Exercise details: Restate the full listing word for word and leave the pictures out.

Data shown:

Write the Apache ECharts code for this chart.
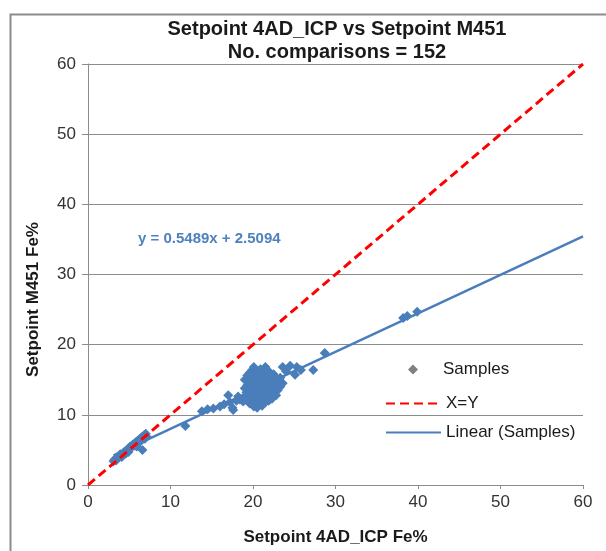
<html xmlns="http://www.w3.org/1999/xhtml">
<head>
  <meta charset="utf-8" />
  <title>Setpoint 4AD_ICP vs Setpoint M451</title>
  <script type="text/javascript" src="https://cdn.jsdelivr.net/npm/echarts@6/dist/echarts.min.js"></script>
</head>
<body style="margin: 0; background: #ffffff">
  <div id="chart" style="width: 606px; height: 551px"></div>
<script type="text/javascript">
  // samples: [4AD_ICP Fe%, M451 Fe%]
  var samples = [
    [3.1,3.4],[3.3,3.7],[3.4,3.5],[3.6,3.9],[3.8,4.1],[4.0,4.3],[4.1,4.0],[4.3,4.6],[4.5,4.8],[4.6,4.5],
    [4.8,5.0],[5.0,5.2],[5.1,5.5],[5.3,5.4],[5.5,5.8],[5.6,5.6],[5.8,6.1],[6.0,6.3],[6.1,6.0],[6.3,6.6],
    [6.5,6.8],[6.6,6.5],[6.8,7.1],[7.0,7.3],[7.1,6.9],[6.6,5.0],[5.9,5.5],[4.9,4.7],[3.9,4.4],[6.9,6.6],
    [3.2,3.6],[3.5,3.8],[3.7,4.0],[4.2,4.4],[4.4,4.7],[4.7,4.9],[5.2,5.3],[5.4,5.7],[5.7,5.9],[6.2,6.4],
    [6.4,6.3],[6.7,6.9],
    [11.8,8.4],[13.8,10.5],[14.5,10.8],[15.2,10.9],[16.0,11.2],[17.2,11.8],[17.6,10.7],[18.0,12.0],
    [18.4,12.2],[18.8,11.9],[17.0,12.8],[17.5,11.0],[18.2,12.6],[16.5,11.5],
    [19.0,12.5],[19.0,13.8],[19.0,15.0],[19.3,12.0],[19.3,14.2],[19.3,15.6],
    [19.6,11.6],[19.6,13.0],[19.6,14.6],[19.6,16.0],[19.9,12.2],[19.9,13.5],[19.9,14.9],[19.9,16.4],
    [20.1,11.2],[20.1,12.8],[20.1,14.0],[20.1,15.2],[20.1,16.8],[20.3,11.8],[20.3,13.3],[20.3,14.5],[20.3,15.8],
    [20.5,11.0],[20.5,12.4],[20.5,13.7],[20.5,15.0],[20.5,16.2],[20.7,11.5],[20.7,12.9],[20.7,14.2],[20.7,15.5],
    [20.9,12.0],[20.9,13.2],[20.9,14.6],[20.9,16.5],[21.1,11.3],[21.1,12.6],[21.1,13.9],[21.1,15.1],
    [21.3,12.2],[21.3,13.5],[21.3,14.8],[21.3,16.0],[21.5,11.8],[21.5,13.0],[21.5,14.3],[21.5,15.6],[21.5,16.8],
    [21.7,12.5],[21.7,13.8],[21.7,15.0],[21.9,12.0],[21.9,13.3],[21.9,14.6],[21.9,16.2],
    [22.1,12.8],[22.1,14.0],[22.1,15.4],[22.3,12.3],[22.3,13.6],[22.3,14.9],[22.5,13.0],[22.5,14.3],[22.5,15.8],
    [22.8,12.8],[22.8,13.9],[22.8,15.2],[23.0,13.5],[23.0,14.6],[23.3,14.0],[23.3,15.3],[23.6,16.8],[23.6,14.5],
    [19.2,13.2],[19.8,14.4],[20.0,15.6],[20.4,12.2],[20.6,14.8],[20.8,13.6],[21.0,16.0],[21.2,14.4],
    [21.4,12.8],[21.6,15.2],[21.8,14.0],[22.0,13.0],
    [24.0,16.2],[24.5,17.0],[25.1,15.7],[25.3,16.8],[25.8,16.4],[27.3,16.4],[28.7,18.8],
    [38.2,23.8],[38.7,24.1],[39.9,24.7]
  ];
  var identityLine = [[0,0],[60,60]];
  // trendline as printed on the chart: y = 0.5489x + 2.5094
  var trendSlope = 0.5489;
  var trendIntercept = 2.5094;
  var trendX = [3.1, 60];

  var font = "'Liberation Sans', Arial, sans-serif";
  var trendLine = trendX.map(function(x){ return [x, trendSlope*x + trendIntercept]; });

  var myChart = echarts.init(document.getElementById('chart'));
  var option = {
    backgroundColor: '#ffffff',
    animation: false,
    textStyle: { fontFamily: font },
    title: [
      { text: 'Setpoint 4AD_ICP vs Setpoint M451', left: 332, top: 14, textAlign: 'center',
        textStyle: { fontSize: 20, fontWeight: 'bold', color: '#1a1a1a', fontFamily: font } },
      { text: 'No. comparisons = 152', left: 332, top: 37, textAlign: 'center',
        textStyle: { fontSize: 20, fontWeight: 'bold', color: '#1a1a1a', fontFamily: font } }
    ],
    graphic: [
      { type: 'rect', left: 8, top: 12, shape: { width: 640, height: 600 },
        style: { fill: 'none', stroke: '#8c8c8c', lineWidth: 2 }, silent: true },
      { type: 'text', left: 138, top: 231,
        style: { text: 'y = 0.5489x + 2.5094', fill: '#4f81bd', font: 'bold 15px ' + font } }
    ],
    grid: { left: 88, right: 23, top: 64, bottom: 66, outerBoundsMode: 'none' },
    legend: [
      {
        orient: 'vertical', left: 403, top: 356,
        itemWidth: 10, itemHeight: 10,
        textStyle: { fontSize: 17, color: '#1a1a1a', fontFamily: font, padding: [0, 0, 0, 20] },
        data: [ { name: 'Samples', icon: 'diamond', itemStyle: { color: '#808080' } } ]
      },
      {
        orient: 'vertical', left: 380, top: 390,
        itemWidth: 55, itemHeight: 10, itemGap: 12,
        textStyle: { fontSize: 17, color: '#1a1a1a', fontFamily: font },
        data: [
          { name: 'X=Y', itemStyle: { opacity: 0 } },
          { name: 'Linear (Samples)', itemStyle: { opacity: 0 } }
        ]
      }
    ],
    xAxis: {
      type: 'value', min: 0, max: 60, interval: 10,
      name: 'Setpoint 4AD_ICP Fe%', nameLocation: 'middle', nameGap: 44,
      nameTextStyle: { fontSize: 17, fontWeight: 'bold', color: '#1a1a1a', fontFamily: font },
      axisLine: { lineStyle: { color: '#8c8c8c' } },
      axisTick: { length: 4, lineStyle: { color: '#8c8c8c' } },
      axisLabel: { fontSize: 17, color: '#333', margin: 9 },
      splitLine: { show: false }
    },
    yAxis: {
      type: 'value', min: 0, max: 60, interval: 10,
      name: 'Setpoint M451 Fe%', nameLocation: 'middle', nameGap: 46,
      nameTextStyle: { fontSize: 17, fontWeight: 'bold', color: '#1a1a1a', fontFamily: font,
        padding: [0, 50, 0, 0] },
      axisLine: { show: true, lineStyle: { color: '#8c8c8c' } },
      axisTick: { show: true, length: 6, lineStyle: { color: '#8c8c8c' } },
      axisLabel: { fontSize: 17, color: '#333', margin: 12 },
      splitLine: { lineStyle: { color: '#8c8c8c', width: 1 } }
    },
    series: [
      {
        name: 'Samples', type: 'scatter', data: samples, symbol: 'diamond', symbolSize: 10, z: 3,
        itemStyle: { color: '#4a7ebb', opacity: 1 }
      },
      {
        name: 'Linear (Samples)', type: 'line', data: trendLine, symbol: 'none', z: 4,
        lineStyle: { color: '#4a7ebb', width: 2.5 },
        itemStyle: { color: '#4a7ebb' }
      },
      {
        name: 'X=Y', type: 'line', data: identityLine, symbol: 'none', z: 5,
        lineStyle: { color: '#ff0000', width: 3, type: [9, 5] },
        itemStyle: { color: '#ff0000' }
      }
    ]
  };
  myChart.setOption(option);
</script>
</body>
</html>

Exercise output:
Write the Apache ECharts code for this chart.
<html xmlns="http://www.w3.org/1999/xhtml">
<head>
  <meta charset="utf-8" />
  <title>Setpoint 4AD_ICP vs Setpoint M451</title>
  <script type="text/javascript" src="https://cdn.jsdelivr.net/npm/echarts@6/dist/echarts.min.js"></script>
</head>
<body style="margin: 0; background: #ffffff">
  <div id="chart" style="width: 606px; height: 551px"></div>
<script type="text/javascript">
  // samples: [4AD_ICP Fe%, M451 Fe%]
  var samples = [
    [3.1,3.4],[3.3,3.7],[3.4,3.5],[3.6,3.9],[3.8,4.1],[4.0,4.3],[4.1,4.0],[4.3,4.6],[4.5,4.8],[4.6,4.5],
    [4.8,5.0],[5.0,5.2],[5.1,5.5],[5.3,5.4],[5.5,5.8],[5.6,5.6],[5.8,6.1],[6.0,6.3],[6.1,6.0],[6.3,6.6],
    [6.5,6.8],[6.6,6.5],[6.8,7.1],[7.0,7.3],[7.1,6.9],[6.6,5.0],[5.9,5.5],[4.9,4.7],[3.9,4.4],[6.9,6.6],
    [3.2,3.6],[3.5,3.8],[3.7,4.0],[4.2,4.4],[4.4,4.7],[4.7,4.9],[5.2,5.3],[5.4,5.7],[5.7,5.9],[6.2,6.4],
    [6.4,6.3],[6.7,6.9],
    [11.8,8.4],[13.8,10.5],[14.5,10.8],[15.2,10.9],[16.0,11.2],[17.2,11.8],[17.6,10.7],[18.0,12.0],
    [18.4,12.2],[18.8,11.9],[17.0,12.8],[17.5,11.0],[18.2,12.6],[16.5,11.5],
    [19.0,12.5],[19.0,13.8],[19.0,15.0],[19.3,12.0],[19.3,14.2],[19.3,15.6],
    [19.6,11.6],[19.6,13.0],[19.6,14.6],[19.6,16.0],[19.9,12.2],[19.9,13.5],[19.9,14.9],[19.9,16.4],
    [20.1,11.2],[20.1,12.8],[20.1,14.0],[20.1,15.2],[20.1,16.8],[20.3,11.8],[20.3,13.3],[20.3,14.5],[20.3,15.8],
    [20.5,11.0],[20.5,12.4],[20.5,13.7],[20.5,15.0],[20.5,16.2],[20.7,11.5],[20.7,12.9],[20.7,14.2],[20.7,15.5],
    [20.9,12.0],[20.9,13.2],[20.9,14.6],[20.9,16.5],[21.1,11.3],[21.1,12.6],[21.1,13.9],[21.1,15.1],
    [21.3,12.2],[21.3,13.5],[21.3,14.8],[21.3,16.0],[21.5,11.8],[21.5,13.0],[21.5,14.3],[21.5,15.6],[21.5,16.8],
    [21.7,12.5],[21.7,13.8],[21.7,15.0],[21.9,12.0],[21.9,13.3],[21.9,14.6],[21.9,16.2],
    [22.1,12.8],[22.1,14.0],[22.1,15.4],[22.3,12.3],[22.3,13.6],[22.3,14.9],[22.5,13.0],[22.5,14.3],[22.5,15.8],
    [22.8,12.8],[22.8,13.9],[22.8,15.2],[23.0,13.5],[23.0,14.6],[23.3,14.0],[23.3,15.3],[23.6,16.8],[23.6,14.5],
    [19.2,13.2],[19.8,14.4],[20.0,15.6],[20.4,12.2],[20.6,14.8],[20.8,13.6],[21.0,16.0],[21.2,14.4],
    [21.4,12.8],[21.6,15.2],[21.8,14.0],[22.0,13.0],
    [24.0,16.2],[24.5,17.0],[25.1,15.7],[25.3,16.8],[25.8,16.4],[27.3,16.4],[28.7,18.8],
    [38.2,23.8],[38.7,24.1],[39.9,24.7]
  ];
  var identityLine = [[0,0],[60,60]];
  // trendline as printed on the chart: y = 0.5489x + 2.5094
  var trendSlope = 0.5489;
  var trendIntercept = 2.5094;
  var trendX = [3.1, 60];

  var font = "'Liberation Sans', Arial, sans-serif";
  var trendLine = trendX.map(function(x){ return [x, trendSlope*x + trendIntercept]; });

  var myChart = echarts.init(document.getElementById('chart'));
  var option = {
    backgroundColor: '#ffffff',
    animation: false,
    textStyle: { fontFamily: font },
    title: [
      { text: 'Setpoint 4AD_ICP vs Setpoint M451', left: 332, top: 14, textAlign: 'center',
        textStyle: { fontSize: 20, fontWeight: 'bold', color: '#1a1a1a', fontFamily: font } },
      { text: 'No. comparisons = 152', left: 332, top: 37, textAlign: 'center',
        textStyle: { fontSize: 20, fontWeight: 'bold', color: '#1a1a1a', fontFamily: font } }
    ],
    graphic: [
      { type: 'rect', left: 8, top: 12, shape: { width: 640, height: 600 },
        style: { fill: 'none', stroke: '#8c8c8c', lineWidth: 2 }, silent: true },
      { type: 'text', left: 138, top: 231,
        style: { text: 'y = 0.5489x + 2.5094', fill: '#4f81bd', font: 'bold 15px ' + font } }
    ],
    grid: { left: 88, right: 23, top: 64, bottom: 66, outerBoundsMode: 'none' },
    legend: [
      {
        orient: 'vertical', left: 403, top: 356,
        itemWidth: 10, itemHeight: 10,
        textStyle: { fontSize: 17, color: '#1a1a1a', fontFamily: font, padding: [0, 0, 0, 20] },
        data: [ { name: 'Samples', icon: 'diamond', itemStyle: { color: '#808080' } } ]
      },
      {
        orient: 'vertical', left: 380, top: 390,
        itemWidth: 55, itemHeight: 10, itemGap: 12,
        textStyle: { fontSize: 17, color: '#1a1a1a', fontFamily: font },
        data: [
          { name: 'X=Y', itemStyle: { opacity: 0 } },
          { name: 'Linear (Samples)', itemStyle: { opacity: 0 } }
        ]
      }
    ],
    xAxis: {
      type: 'value', min: 0, max: 60, interval: 10,
      name: 'Setpoint 4AD_ICP Fe%', nameLocation: 'middle', nameGap: 44,
      nameTextStyle: { fontSize: 17, fontWeight: 'bold', color: '#1a1a1a', fontFamily: font },
      axisLine: { lineStyle: { color: '#8c8c8c' } },
      axisTick: { length: 4, lineStyle: { color: '#8c8c8c' } },
      axisLabel: { fontSize: 17, color: '#333', margin: 9 },
      splitLine: { show: false }
    },
    yAxis: {
      type: 'value', min: 0, max: 60, interval: 10,
      name: 'Setpoint M451 Fe%', nameLocation: 'middle', nameGap: 46,
      nameTextStyle: { fontSize: 17, fontWeight: 'bold', color: '#1a1a1a', fontFamily: font,
        padding: [0, 50, 0, 0] },
      axisLine: { show: true, lineStyle: { color: '#8c8c8c' } },
      axisTick: { show: true, length: 6, lineStyle: { color: '#8c8c8c' } },
      axisLabel: { fontSize: 17, color: '#333', margin: 12 },
      splitLine: { lineStyle: { color: '#8c8c8c', width: 1 } }
    },
    series: [
      {
        name: 'Samples', type: 'scatter', data: samples, symbol: 'diamond', symbolSize: 10, z: 3,
        itemStyle: { color: '#4a7ebb', opacity: 1 }
      },
      {
        name: 'Linear (Samples)', type: 'line', data: trendLine, symbol: 'none', z: 4,
        lineStyle: { color: '#4a7ebb', width: 2.5 },
        itemStyle: { color: '#4a7ebb' }
      },
      {
        name: 'X=Y', type: 'line', data: identityLine, symbol: 'none', z: 5,
        lineStyle: { color: '#ff0000', width: 3, type: [9, 5] },
        itemStyle: { color: '#ff0000' }
      }
    ]
  };
  myChart.setOption(option);
</script>
</body>
</html>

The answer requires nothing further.